MLB

SAWX STILL SMARTING OVER JOBA’S PITCHES

BOSTON – Duck was on the menu for the Yankees as they arrived at Fenway Park yesterday.

It was only a matter of whom would be ducking and when. Red Sox reliever Kyle Snyder hinted as much when he was asked about possible retaliation this weekend for the two pitches Joba Chamberlain threw over Kevin Youkilis’ head in the last series between these rivals.

“This game hasn’t changed in a hundred-plus years and it’s no secret that everybody on this team looks to protect everyone else,” Snyder said before the Yankees and Red Sox opened a three-game series. “If need be from either organization, I think [retaliation] is going to take place.”

It’s clear the Red Sox haven’t forgotten the successive 98-mph missiles that Chamberlain fired over Youkilis’ head in the ninth inning of the Yankees’ 5-0 victory on Aug. 30 at Yankee Stadium. The rookie was ejected and subsequently served a two-game suspension.

Chamberlain said the pitches were not deliberate. The Red Sox considered that blatant baloney at the time, but have softened that stance somewhat. Nevertheless, the fact that Youkilis was clipped in the helmet by a Scott Proctor fastball earlier this season has raised a suspicion that the Yankees have the Red Sox first baseman targeted. Why Youkilis?

“A lot of us were trying to figure that one out,” Snyder said.

Jorge Posada’s smile yesterday, when asked about the possibility of Red Sox retaliation, seemed to indicate he believed something was brewing. But it wasn’t a matter he wanted to touch.

“We’re going to go out there and play a game, and if they do [retaliate], why talk about it?” Posada said.

Johnny Damon, two years removed from the Red Sox, wasn’t anticipating that his former team would try anything on the Yankees.

“I don’t think so, unless they want to get some of their guys suspended,” Damon said. “Joba was trying to get his first save, trying to throw 100 mph. Unfortunately it happened, but we didn’t hit anyone.”

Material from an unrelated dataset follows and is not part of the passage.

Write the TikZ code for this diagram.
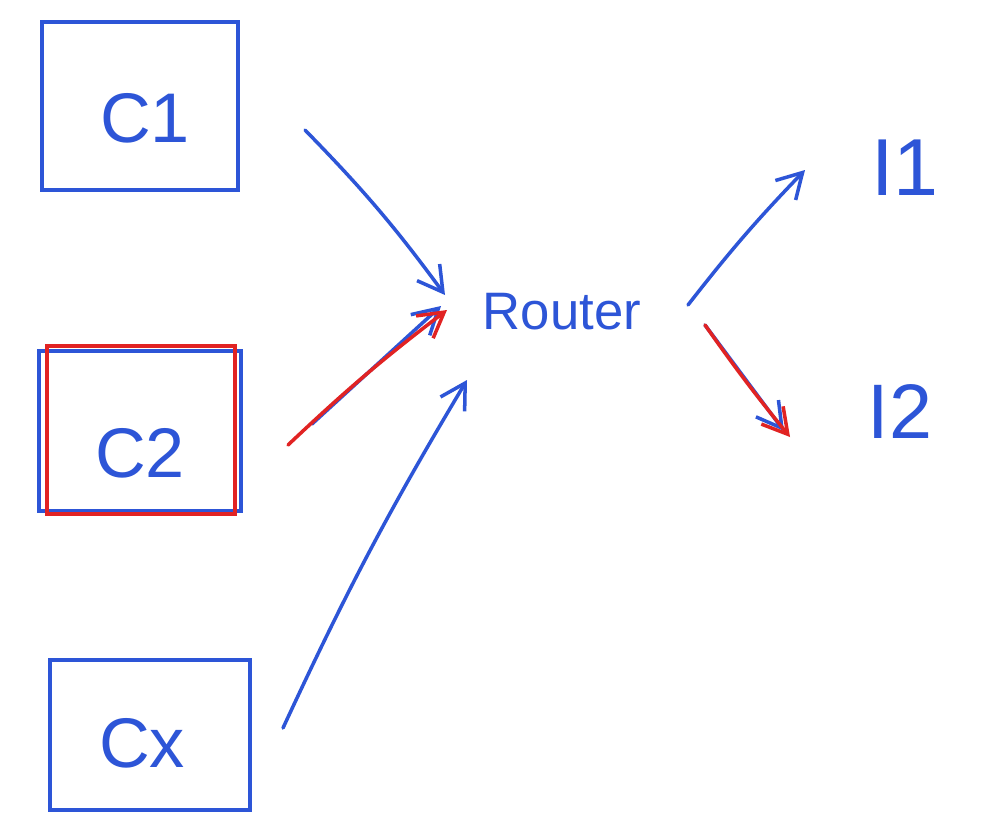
\documentclass[tikz,border=0pt]{standalone}
\usepackage{fontspec}
\setmainfont{Liberation Sans}
\usetikzlibrary{arrows.meta}

\definecolor{penblue}{RGB}{45,85,215}
\definecolor{penred}{RGB}{225,35,35}

\begin{document}
\begin{tikzpicture}[x=0.02cm, y=-0.02cm,
		pen/.style={line width=2pt, line cap=round, penblue},
		redpen/.style={line width=2pt, line cap=round, penred},
		arr/.style={-{Straight Barb[length=14pt, width=16pt, line width=2pt]}},
		box/.style={draw, line width=2pt, penblue, inner sep=0pt},
		lbl/.style={text=penblue, font=\fontsize{40}{48}\selectfont}]

		% Frame of the page
		\useasboundingbox[fill=white] (0,0) rectangle (990,838);

		% Client boxes
		\node[box, minimum width=3.92cm, minimum height=3.36cm] (c1box) at (140,106) {};
		\node[box, minimum width=4.04cm, minimum height=3.2cm] (c2box) at (140,431) {};
		\node[box, penred, minimum width=3.76cm, minimum height=3.36cm] (c2red) at (141,430) {};
		\node[box, minimum width=4.0cm, minimum height=3.0cm] (cxbox) at (150,735) {};

		% Client labels
		\node[lbl] (c1) at (145,118) {C1};
		\node[lbl] (c2) at (140,453) {C2};
		\node[lbl] (cx) at (142,743) {Cx};

		% Router and instances
		\node[lbl, font=\fontsize{30}{36}\selectfont] (router) at (562,312) {Router};
		\node[lbl, font=\fontsize{46}{54}\selectfont] (i1) at (905,168) {I1};
		\node[lbl, font=\fontsize{44}{52}\selectfont] (i2) at (900,412) {I2};

		% Free ends of the arrows
		\coordinate (c1out) at (305,130);
		\coordinate (c2out) at (288,445);
		\coordinate (c2outb) at (312,424);
		\coordinate (cxout) at (283,728);
		\coordinate (rin1) at (445,295);
		\coordinate (rin2) at (447,310);
		\coordinate (rin2b) at (441,306);
		\coordinate (rin3) at (467,380);
		\coordinate (rout1) at (688,305);
		\coordinate (rout2) at (705,325);
		\coordinate (i1in) at (805,170);
		\coordinate (i2in) at (790,437);
		\coordinate (i2inb) at (784,431);

		% Clients to router
		\draw[pen, arr] (c1out) to[bend left=4] (rin1);
		\draw[pen, arr] (c2outb) -- (rin2b);
		\draw[redpen, arr] (c2out) to[bend left=3] (rin2);
		\draw[pen, arr] (cxout) to[bend left=3] (rin3);

		% Router to instances
		\draw[pen, arr] (rout1) to[bend left=3] (i1in);
		\draw[pen, arr] (rout2) -- (i2inb);
		\draw[redpen, arr] (rout2) to[bend right=2] (i2in);
	\end{tikzpicture}
\end{document}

Behind last night’s starter, Daisuke Matsuzaka, the Red Sox have Josh Beckett and Curt Schilling scheduled to start in the second and third games. The veteran Schilling is the most likely of that group to come with high heat, but considering his mound opponent will be Roger Clemens, any perceived retaliation by the Red Sox could make the game an all-out beanball war.

Clemens already has been suspended once this season, for hitting Toronto’s Alex Rios.So will the Red Sox retaliate?

“These things that happen, they happen and you get a little aggravated at the time and then you move on and play,” Red Sox manager Terry Francona said. “We haven’t spent much time talking about it.”